**Your task:** Pull out every line containing the string "matplotlib".

◆ ◆ ◆ ◆ ◆ ◆ ◆

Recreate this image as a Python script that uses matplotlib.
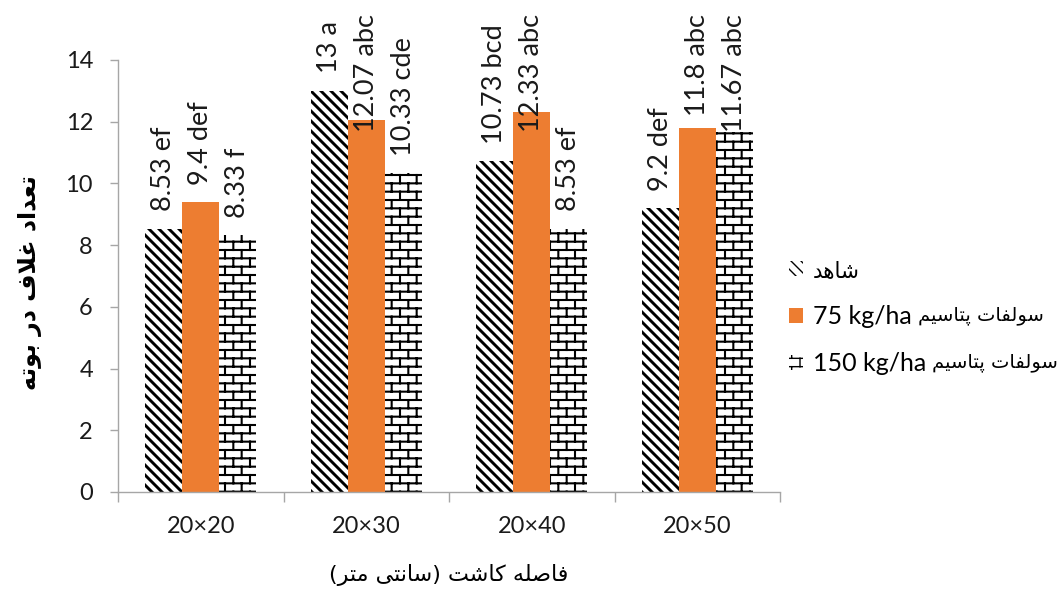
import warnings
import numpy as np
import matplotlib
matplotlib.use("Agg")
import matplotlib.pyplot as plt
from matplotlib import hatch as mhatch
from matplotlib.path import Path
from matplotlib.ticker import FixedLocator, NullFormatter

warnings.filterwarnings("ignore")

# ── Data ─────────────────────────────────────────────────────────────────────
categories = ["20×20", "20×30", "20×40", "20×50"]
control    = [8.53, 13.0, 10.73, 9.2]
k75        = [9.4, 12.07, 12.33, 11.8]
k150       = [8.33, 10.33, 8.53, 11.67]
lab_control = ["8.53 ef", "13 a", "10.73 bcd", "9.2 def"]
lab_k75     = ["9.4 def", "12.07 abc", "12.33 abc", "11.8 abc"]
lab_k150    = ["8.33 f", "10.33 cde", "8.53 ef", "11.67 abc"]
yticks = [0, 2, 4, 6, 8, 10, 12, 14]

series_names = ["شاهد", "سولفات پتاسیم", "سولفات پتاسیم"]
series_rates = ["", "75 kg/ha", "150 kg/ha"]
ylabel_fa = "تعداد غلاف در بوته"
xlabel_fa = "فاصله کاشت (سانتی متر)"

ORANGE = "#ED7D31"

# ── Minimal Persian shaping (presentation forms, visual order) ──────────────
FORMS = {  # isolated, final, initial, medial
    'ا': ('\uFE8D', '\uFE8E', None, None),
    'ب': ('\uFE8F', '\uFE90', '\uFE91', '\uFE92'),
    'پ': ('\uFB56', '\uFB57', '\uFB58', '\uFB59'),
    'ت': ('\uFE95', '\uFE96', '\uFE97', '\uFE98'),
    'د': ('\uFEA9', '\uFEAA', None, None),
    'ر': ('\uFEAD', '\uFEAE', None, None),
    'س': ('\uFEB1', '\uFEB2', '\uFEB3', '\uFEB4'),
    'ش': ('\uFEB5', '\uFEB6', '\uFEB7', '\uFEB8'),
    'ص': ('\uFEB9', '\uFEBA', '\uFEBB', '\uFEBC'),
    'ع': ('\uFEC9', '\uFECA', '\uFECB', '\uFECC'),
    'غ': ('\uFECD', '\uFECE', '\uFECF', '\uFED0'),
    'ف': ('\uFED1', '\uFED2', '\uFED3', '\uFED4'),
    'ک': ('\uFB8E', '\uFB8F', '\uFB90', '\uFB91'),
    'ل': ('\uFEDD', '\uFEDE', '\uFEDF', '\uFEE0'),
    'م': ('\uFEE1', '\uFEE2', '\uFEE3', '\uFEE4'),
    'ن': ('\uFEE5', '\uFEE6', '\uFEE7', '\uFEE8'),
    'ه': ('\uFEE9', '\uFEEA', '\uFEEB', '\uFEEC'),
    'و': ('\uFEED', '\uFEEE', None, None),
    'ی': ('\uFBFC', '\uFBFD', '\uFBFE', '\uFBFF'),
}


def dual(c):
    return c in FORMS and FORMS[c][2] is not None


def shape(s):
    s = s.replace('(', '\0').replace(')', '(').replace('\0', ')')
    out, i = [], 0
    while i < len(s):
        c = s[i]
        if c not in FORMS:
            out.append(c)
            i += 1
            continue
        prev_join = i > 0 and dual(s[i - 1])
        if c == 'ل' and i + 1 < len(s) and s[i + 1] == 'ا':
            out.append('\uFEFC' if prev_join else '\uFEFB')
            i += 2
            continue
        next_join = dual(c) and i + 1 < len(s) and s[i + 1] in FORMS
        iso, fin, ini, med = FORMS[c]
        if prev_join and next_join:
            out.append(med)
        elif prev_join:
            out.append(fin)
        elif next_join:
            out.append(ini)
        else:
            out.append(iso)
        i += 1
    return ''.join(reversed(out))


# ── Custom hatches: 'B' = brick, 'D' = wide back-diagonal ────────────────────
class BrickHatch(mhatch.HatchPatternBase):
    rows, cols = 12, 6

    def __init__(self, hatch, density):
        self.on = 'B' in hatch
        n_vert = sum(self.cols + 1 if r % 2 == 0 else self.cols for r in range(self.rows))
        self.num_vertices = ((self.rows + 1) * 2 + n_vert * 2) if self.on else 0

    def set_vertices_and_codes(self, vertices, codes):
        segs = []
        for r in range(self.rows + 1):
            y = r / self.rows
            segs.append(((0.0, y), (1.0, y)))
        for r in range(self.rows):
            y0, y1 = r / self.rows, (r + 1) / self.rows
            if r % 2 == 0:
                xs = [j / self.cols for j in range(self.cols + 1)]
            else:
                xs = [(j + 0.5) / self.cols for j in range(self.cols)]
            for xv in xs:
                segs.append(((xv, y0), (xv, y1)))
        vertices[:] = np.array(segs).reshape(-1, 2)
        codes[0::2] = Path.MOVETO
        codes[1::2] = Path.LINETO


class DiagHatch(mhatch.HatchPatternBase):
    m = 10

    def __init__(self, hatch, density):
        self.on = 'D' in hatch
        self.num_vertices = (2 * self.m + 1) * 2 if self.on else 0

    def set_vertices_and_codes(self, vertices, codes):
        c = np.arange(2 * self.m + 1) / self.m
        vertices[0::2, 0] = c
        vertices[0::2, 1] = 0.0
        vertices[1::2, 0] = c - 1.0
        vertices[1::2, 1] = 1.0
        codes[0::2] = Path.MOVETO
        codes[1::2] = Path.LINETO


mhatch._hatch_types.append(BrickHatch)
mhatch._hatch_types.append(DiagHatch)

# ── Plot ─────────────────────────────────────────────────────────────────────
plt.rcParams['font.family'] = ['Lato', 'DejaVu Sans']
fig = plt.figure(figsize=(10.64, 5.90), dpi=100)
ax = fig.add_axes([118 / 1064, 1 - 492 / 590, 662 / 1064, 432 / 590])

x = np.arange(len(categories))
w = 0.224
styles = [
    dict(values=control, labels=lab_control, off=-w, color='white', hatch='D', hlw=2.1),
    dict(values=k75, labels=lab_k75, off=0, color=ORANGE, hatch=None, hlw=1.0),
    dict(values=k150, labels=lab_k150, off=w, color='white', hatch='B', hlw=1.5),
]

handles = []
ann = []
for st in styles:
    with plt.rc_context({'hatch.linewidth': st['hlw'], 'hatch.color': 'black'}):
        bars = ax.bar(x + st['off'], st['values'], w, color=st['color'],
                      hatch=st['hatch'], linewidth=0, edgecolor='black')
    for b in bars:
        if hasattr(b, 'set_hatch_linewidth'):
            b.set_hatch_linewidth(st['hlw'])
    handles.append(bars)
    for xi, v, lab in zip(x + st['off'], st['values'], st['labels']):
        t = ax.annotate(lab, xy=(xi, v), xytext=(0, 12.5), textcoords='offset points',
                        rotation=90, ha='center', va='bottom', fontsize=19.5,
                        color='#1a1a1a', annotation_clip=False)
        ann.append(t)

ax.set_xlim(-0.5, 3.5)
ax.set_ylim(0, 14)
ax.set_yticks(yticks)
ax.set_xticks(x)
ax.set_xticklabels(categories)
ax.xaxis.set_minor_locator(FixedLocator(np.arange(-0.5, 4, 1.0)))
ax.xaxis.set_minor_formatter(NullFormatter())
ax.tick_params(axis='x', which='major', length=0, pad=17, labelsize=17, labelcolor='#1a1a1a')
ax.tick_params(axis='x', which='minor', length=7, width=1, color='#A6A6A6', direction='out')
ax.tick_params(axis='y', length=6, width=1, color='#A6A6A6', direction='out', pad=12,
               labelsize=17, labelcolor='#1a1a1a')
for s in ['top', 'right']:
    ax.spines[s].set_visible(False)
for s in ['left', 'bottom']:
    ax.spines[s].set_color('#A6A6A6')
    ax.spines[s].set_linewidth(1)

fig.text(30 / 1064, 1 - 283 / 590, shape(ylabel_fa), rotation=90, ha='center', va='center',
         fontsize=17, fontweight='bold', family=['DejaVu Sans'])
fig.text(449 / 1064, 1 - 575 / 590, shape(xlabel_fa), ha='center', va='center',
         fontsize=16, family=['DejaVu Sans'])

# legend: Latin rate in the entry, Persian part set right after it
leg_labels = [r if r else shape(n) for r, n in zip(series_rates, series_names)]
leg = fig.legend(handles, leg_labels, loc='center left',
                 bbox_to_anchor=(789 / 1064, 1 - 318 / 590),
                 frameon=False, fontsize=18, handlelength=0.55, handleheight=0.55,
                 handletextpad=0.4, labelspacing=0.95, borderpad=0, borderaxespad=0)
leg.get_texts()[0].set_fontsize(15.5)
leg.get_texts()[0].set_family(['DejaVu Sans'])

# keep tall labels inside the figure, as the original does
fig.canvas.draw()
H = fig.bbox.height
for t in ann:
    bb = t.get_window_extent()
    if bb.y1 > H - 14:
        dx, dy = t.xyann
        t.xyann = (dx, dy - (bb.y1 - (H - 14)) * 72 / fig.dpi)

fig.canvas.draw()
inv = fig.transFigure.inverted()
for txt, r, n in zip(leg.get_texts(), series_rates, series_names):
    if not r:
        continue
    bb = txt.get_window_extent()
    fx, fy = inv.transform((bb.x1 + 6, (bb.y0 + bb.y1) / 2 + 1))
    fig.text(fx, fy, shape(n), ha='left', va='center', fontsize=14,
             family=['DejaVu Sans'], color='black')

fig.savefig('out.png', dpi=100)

◆ ◆ ◆ ◆ ◆ ◆ ◆

**Answer to this task:**
Recreate this image as a Python script that uses matplotlib.
import matplotlib
matplotlib.use("Agg")
import matplotlib.pyplot as plt
from matplotlib import hatch as mhatch
from matplotlib.path import Path
from matplotlib.ticker import FixedLocator, NullFormatter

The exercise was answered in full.